Желание гетмана исполнилось: в июле 1703 года он писал Головину: «Слава господу богу! радением и неусыпным моим старанием проклятый пес Костя кошевой если не испустил проклятой своей души, то по крайней мере с кошевства с бесчестием скинут; понеже все поспольство на него восстало за то, что с разбойниками знался и добычу у них брал, и если б из Сечи в луга не ушел, то, конечно, не был бы жив.
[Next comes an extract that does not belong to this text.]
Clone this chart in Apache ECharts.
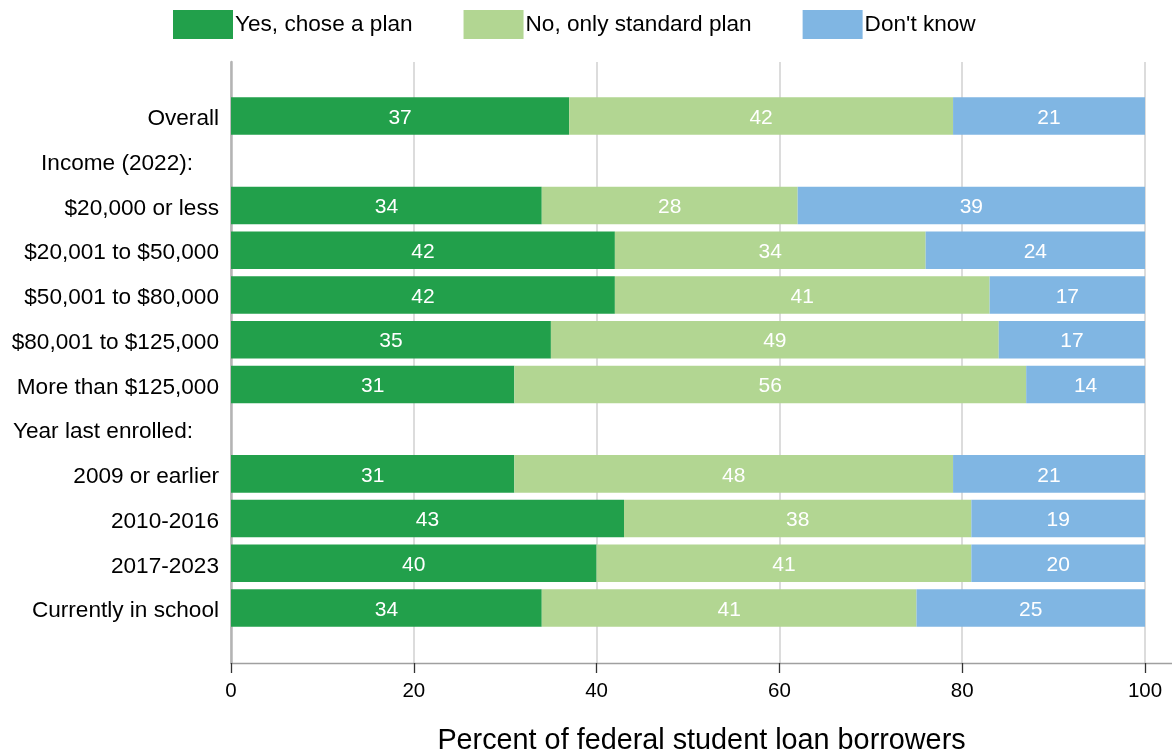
<!DOCTYPE html>
<html>
<head>
<meta charset="utf-8">
<script src="https://cdn.jsdelivr.net/npm/echarts@6/dist/echarts.min.js"></script>
<style>
  html, body { margin: 0; padding: 0; background: #fff; }
  #chart { width: 1172px; height: 754px; }
</style>
</head>
<body>
<div id="chart"></div>
<script>
// Rows of the chart, top to bottom; header rows carry no bars.
const categories = [
  'Overall',
  'Income (2022):',
  '$20,000 or less',
  '$20,001 to $50,000',
  '$50,001 to $80,000',
  '$80,001 to $125,000',
  'More than $125,000',
  'Year last enrolled:',
  '2009 or earlier',
  '2010-2016',
  '2017-2023',
  'Currently in school'
];
const headerRows = ['Income (2022):', 'Year last enrolled:'];
const seriesNames = ['Yes, chose a plan', 'No, only standard plan', "Don't know"];
const choseAPlan   = [37, null, 34, 42, 42, 35, 31, null, 31, 43, 40, 34];
const standardOnly = [42, null, 28, 34, 41, 49, 56, null, 48, 38, 41, 41];
const dontKnow     = [21, null, 39, 24, 17, 17, 14, null, 21, 19, 20, 25];
const xTicks = [0, 20, 40, 60, 80, 100];
const axisTitle = 'Percent of federal student loan borrowers';

const colors = ['#22a04b', '#b2d692', '#80b6e3'];
const FONT = '"Liberation Sans", Arial, Helvetica, sans-serif';

const chart = echarts.init(document.getElementById('chart'));

function barSeries(name, data, color) {
  return {
    name: name,
    type: 'bar',
    stack: 'total',
    xAxisIndex: 1,
    yAxisIndex: 1,
    data: data,
    barCategoryGap: '16%',
    itemStyle: { color: color },
    label: {
      show: true,
      position: 'inside',
      offset: [0, 2],
      color: '#fff',
      fontSize: 21,
      fontFamily: FONT,
      formatter: p => (p.value == null ? '' : p.value)
    },
    emphasis: { disabled: true },
    clip: true
  };
}

chart.setOption({
  animation: false,
  textStyle: { fontFamily: FONT },
  legend: {
    top: 5,
    left: 168,
    itemWidth: 60,
    itemHeight: 29,
    itemGap: 51,
    icon: 'rect',
    textStyle: { fontSize: 22.6, color: '#000', fontFamily: FONT, padding: [0, 0, 0, -3] },
    data: seriesNames
  },
  grid: [
    // frame: gridlines, ticks, left axis line
    { left: 231, right: 27, top: 62, height: 601, outerBoundsMode: 'none' },
    // bars
    { left: 231, right: 27, top: 93.7, height: 536.7, outerBoundsMode: 'none' },
    // baseline running to the right edge, with axis title
    { left: 231, right: 0, top: 62, height: 601, outerBoundsMode: 'none' }
  ],
  xAxis: [
    {
      gridIndex: 0, type: 'value', min: xTicks[0], max: xTicks[xTicks.length - 1], interval: 20,
      axisLine: { show: false },
      axisTick: { show: true, length: 10, lineStyle: { color: '#333', width: 1.3 } },
      axisLabel: { fontSize: 20.5, color: '#000', margin: 18, fontFamily: FONT },
      splitLine: { show: true, lineStyle: { color: '#dcdcdc', width: 2 } }
    },
    {
      gridIndex: 1, type: 'value', min: 0, max: 100, show: false
    },
    {
      gridIndex: 2, type: 'value', min: 0, max: 1, position: 'bottom',
      axisLine: { show: true, onZero: false, lineStyle: { color: '#a0a0a0', width: 1.3 } },
      axisTick: { show: false }, axisLabel: { show: false }, splitLine: { show: false },
      name: axisTitle, nameLocation: 'middle', nameGap: 64,
      nameTextStyle: { fontSize: 28.8, color: '#000', fontFamily: FONT }
    }
  ],
  yAxis: [
    {
      gridIndex: 0, type: 'value', min: 0, max: 1,
      axisLine: { show: true, onZero: false, lineStyle: { color: '#b4b4b4', width: 2.5 } },
      axisTick: { show: false }, axisLabel: { show: false }, splitLine: { show: false }
    },
    {
      gridIndex: 1, type: 'category', inverse: true, data: categories,
      axisLine: { show: false }, axisTick: { show: false },
      axisLabel: {
        fontSize: 22.6, color: '#000', margin: 12, fontFamily: FONT,
        verticalAlign: 'top', lineHeight: 6,
        // group headings sit a little further left than the row labels
        formatter: v => (headerRows.includes(v) ? '{h|' + v + '}' : v),
        rich: {
          h: { fontSize: 22.6, color: '#000', fontFamily: FONT, lineHeight: 6, padding: [0, 26, 0, 0] }
        }
      }
    },
    {
      gridIndex: 2, type: 'value', show: false, min: 0, max: 1
    }
  ],
  series: [
    barSeries(seriesNames[0], choseAPlan, colors[0]),
    barSeries(seriesNames[1], standardOnly, colors[1]),
    barSeries(seriesNames[2], dontKnow, colors[2])
  ]
});
</script>
</body>
</html>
После сего побега выбрали в кошевые Герасима Крысу, и теперь можно надеяться, что войско низовое будет в надлежащем великому государю послушании». Но радость гетмана была непродолжительна: в сентябре он уже писал Головину: «Запорожцы своим желательством ко мне вновь отозвались: не только бедных людей селитреные майданы, нечаянно напав, совсем разорили, но и мой, гетманский, до основания снесли и учинили мне убытку на 8000 рублей. Не знаю, что с такими бездушниками впредь делать, понеже их никаким способом, ни милостию, ни дачами, ни вольностию, не можно усмирить». Новый кошевой сокрушается, что не может исполнить своего обещания, данного в Москве и в Батурине: со всех сторон прибывающее гультяйство над постоянным, добрым товариществом взяло силу и похваляется Новобогородицкий и другие городки разорять. В декабре новые вести: Крысу сменили и на его место снова выбрали Костю Гордеенка, который в начале 1704 года объявил прямо царскому посланцу: «Каменнозатонский воевода Шеншин чинит нам всякие обиды, лошадей отнимает, меня и все поспольство бранит и называет подданными своими, всячески угрожает, говорит, будто солдаты, бегая из Каменного Затона, живут у нас в Сече. Но у нас таких беглых солдат в Сече нет, а хотя б и были, то у нас издревле такое поведение: кто придет, тех принимаем, и, кто захочет, тот у нас живет. Да он же, воевода, присылает на кош людей своих для проведывания, что между нами чинится, а у нас мало ли какие есть пьяные козаки, говорят, кто что хочет, и того слушать у них нечего, да он же, воевода, держит нашего запорожского козака в колодке безвинно. И если он, воевода, и впредь будет так делать, то нам уже терпеть больше будет нельзя; чтоб от его злых поступков не учинилось какого возмущения, которое может обхватить и весь север, не возмутить бы этим и всю Малую Россию».